# AIM OF THE TASK
Nothing outside the range from the line with "Generate a LaTeX" to the line with "(4,808) -- (1117,808);" belongs in the copy, and no pictures do either; repeat that range exactly.

════════

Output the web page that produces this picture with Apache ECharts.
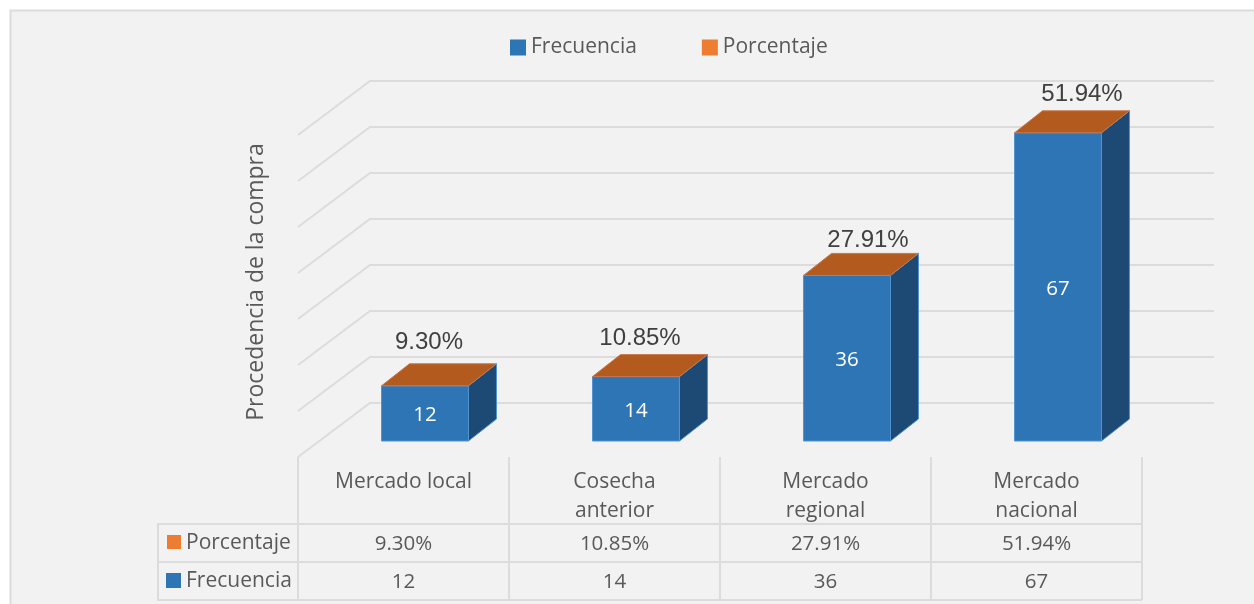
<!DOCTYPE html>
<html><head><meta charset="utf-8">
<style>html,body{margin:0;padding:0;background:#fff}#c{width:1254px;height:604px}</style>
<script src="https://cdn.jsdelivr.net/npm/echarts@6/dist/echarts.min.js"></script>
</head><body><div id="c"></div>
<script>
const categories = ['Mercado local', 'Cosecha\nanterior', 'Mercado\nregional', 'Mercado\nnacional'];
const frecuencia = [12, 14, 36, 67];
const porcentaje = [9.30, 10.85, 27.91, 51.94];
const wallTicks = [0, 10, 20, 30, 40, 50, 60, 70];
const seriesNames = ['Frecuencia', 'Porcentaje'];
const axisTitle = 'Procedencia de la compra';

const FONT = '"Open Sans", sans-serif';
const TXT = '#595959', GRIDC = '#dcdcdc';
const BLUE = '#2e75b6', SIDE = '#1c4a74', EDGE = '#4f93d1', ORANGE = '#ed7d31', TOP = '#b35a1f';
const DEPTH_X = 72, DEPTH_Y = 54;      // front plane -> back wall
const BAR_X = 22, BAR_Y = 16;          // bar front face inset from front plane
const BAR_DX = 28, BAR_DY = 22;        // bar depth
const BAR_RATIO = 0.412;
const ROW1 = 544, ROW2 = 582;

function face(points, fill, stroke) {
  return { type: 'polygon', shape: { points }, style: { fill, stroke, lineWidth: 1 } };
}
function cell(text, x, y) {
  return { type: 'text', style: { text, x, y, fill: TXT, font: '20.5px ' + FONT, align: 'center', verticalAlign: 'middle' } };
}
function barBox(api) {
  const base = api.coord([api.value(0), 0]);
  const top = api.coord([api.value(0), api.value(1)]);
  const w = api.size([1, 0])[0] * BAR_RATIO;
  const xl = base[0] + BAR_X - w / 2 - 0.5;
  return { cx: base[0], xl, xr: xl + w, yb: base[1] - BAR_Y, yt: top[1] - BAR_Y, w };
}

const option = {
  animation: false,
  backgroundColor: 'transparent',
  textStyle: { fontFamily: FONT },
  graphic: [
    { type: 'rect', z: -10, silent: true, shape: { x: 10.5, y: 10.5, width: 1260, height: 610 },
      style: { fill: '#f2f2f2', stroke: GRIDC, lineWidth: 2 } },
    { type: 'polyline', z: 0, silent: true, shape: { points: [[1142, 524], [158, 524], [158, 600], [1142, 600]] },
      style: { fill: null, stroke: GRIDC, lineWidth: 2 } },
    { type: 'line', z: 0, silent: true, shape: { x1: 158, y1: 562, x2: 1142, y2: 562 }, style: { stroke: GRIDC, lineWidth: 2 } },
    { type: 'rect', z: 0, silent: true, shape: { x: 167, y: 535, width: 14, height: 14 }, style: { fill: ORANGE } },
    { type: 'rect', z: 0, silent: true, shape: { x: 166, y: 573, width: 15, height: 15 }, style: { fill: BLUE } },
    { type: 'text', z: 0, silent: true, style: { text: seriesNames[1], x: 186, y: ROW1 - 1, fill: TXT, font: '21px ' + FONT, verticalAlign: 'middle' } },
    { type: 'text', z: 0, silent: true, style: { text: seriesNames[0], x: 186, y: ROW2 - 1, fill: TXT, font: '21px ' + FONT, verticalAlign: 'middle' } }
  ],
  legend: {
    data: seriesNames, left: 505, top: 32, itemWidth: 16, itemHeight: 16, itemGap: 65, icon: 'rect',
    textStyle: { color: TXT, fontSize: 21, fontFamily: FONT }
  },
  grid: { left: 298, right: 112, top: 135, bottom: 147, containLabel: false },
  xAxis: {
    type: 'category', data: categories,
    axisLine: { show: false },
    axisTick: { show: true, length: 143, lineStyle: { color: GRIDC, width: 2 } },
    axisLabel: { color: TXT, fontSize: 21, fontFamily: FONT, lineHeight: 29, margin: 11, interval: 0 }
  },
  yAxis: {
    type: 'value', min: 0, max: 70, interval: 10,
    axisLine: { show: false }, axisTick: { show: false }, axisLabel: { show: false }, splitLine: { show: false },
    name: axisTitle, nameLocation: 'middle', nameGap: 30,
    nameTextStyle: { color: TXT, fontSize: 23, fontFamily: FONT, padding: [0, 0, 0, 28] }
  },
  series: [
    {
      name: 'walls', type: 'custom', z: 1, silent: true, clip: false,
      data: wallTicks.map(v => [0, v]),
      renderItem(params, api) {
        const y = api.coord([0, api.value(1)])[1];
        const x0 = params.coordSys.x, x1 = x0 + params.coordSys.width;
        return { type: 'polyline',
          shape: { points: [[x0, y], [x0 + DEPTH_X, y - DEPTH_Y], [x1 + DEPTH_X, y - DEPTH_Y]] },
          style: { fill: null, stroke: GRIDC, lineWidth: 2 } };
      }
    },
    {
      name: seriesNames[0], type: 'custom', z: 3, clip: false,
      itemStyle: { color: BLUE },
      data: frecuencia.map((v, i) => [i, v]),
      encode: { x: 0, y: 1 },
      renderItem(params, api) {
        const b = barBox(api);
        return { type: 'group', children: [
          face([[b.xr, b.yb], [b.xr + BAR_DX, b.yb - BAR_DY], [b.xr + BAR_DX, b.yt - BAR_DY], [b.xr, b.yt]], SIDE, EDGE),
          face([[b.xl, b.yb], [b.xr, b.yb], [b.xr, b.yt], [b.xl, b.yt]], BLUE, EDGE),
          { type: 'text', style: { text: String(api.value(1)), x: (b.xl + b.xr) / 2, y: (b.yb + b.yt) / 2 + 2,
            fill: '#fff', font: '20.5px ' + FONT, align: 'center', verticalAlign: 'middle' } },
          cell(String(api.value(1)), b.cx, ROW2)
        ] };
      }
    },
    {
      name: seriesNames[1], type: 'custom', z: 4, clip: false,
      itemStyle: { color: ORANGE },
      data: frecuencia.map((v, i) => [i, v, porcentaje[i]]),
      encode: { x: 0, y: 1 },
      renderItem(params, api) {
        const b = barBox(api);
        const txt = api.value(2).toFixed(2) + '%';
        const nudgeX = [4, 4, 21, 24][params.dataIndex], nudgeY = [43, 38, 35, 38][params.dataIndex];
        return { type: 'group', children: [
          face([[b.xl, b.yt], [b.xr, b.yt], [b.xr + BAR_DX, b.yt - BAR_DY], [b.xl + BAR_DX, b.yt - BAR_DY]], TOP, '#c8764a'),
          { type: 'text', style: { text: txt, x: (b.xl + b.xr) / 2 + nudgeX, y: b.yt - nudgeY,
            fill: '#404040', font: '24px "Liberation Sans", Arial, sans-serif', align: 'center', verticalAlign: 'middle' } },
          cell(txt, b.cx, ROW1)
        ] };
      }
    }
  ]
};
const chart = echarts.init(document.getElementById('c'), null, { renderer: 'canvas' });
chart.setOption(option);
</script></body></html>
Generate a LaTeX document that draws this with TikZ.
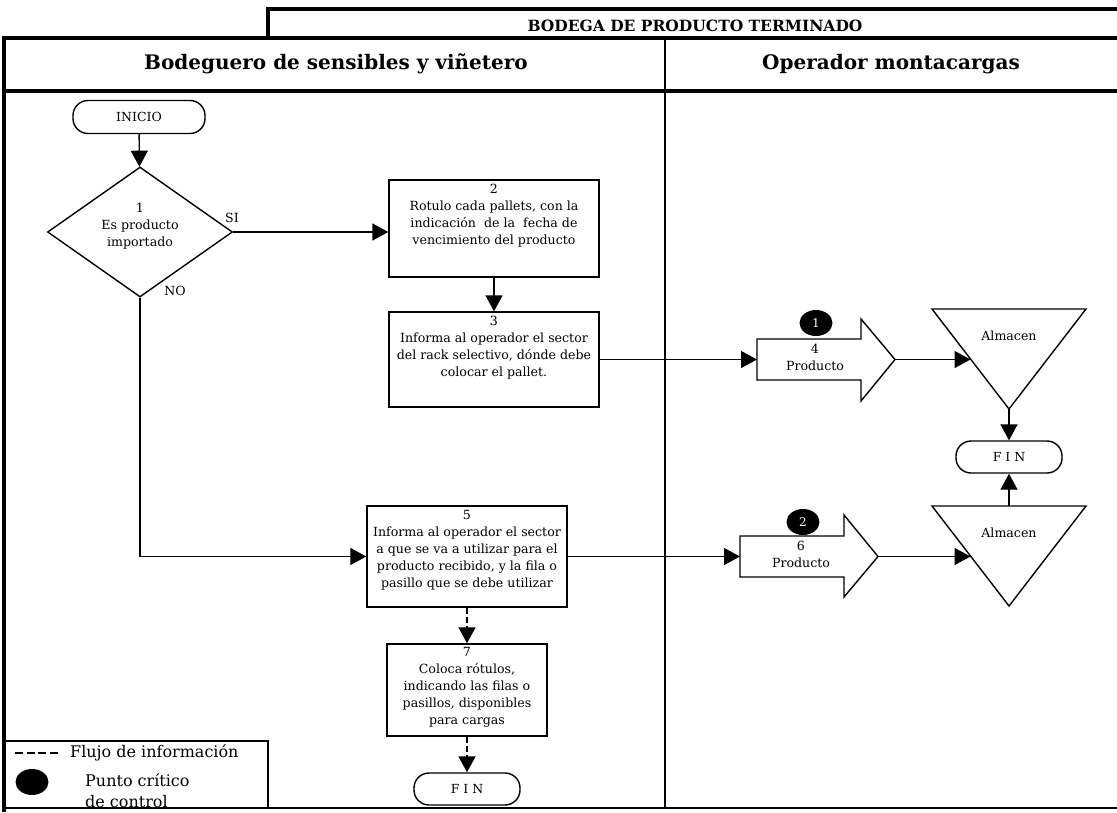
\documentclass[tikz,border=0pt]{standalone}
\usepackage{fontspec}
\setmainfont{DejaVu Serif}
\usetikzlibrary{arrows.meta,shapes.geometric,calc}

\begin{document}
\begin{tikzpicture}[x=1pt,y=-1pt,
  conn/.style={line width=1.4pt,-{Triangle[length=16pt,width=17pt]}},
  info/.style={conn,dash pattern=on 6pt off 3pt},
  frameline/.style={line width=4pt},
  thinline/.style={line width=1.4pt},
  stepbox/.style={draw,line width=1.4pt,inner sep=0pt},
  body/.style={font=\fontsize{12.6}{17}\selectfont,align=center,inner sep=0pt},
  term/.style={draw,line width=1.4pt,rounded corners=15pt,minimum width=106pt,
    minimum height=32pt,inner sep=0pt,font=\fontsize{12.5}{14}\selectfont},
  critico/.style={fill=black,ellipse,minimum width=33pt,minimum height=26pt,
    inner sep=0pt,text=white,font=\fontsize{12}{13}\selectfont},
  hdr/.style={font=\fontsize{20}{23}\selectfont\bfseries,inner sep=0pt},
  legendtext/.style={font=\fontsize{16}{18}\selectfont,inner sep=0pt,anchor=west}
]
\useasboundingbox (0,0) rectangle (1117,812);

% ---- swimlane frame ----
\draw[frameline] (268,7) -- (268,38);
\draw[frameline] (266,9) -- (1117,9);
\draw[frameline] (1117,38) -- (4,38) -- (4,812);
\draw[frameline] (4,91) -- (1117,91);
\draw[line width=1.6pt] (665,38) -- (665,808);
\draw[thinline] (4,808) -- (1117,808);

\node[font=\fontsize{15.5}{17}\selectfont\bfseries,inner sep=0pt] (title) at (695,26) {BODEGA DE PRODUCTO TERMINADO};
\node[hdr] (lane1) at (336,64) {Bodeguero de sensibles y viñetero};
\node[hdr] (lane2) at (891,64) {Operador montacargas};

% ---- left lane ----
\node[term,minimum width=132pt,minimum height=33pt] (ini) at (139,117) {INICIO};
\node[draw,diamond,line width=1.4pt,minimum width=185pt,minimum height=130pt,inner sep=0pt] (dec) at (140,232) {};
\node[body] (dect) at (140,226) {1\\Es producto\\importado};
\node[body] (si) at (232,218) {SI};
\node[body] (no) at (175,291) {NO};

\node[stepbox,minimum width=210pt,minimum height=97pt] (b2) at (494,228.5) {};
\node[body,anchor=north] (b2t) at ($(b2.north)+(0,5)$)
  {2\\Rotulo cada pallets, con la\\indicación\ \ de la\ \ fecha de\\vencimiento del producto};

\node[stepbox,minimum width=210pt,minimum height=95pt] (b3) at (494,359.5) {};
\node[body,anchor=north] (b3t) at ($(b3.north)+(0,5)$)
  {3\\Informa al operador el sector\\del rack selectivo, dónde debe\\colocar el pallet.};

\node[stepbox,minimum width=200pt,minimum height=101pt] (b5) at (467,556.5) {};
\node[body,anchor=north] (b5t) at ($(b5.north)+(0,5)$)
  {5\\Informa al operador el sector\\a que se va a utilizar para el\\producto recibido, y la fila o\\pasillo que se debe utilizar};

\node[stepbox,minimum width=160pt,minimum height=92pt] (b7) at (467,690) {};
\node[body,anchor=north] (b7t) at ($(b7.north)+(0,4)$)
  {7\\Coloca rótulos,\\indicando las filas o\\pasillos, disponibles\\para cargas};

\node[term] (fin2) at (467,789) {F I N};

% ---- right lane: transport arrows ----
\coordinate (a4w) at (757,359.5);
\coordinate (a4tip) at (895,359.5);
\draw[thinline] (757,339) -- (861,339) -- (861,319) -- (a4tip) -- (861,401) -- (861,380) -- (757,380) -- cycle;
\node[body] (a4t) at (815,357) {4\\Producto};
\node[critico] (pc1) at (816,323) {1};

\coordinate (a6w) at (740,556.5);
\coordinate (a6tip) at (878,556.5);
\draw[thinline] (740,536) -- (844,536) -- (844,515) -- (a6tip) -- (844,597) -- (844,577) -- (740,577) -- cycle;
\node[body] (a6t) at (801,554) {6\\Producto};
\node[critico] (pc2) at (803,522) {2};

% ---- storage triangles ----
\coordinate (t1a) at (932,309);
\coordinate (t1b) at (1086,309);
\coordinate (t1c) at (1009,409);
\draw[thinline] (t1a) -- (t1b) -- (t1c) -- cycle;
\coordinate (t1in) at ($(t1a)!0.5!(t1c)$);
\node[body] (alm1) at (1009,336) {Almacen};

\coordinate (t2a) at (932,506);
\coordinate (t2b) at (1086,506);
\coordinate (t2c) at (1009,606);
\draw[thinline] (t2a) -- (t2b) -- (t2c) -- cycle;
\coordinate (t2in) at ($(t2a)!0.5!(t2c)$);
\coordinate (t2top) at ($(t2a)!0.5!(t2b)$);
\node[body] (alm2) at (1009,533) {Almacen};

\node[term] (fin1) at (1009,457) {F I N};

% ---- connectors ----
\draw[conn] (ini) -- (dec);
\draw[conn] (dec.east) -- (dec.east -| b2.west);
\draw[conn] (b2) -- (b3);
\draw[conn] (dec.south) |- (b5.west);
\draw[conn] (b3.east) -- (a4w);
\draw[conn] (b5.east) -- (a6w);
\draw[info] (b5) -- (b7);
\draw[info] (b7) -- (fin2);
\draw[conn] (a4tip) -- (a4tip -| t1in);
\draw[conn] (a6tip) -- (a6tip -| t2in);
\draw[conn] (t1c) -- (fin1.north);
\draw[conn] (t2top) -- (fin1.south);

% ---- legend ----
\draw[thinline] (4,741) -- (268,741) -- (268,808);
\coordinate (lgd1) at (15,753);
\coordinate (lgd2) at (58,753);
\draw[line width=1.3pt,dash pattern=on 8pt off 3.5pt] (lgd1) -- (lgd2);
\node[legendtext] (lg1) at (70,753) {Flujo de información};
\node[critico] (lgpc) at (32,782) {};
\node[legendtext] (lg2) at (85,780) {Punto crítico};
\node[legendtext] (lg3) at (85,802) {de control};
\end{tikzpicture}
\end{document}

════════

# FULL RESPONSE
Generate a LaTeX document that draws this with TikZ.
\documentclass[tikz,border=0pt]{standalone}
\usepackage{fontspec}
\setmainfont{DejaVu Serif}
\usetikzlibrary{arrows.meta,shapes.geometric,calc}

\begin{document}
\begin{tikzpicture}[x=1pt,y=-1pt,
  conn/.style={line width=1.4pt,-{Triangle[length=16pt,width=17pt]}},
  info/.style={conn,dash pattern=on 6pt off 3pt},
  frameline/.style={line width=4pt},
  thinline/.style={line width=1.4pt},
  stepbox/.style={draw,line width=1.4pt,inner sep=0pt},
  body/.style={font=\fontsize{12.6}{17}\selectfont,align=center,inner sep=0pt},
  term/.style={draw,line width=1.4pt,rounded corners=15pt,minimum width=106pt,
    minimum height=32pt,inner sep=0pt,font=\fontsize{12.5}{14}\selectfont},
  critico/.style={fill=black,ellipse,minimum width=33pt,minimum height=26pt,
    inner sep=0pt,text=white,font=\fontsize{12}{13}\selectfont},
  hdr/.style={font=\fontsize{20}{23}\selectfont\bfseries,inner sep=0pt},
  legendtext/.style={font=\fontsize{16}{18}\selectfont,inner sep=0pt,anchor=west}
]
\useasboundingbox (0,0) rectangle (1117,812);

% ---- swimlane frame ----
\draw[frameline] (268,7) -- (268,38);
\draw[frameline] (266,9) -- (1117,9);
\draw[frameline] (1117,38) -- (4,38) -- (4,812);
\draw[frameline] (4,91) -- (1117,91);
\draw[line width=1.6pt] (665,38) -- (665,808);
\draw[thinline] (4,808) -- (1117,808);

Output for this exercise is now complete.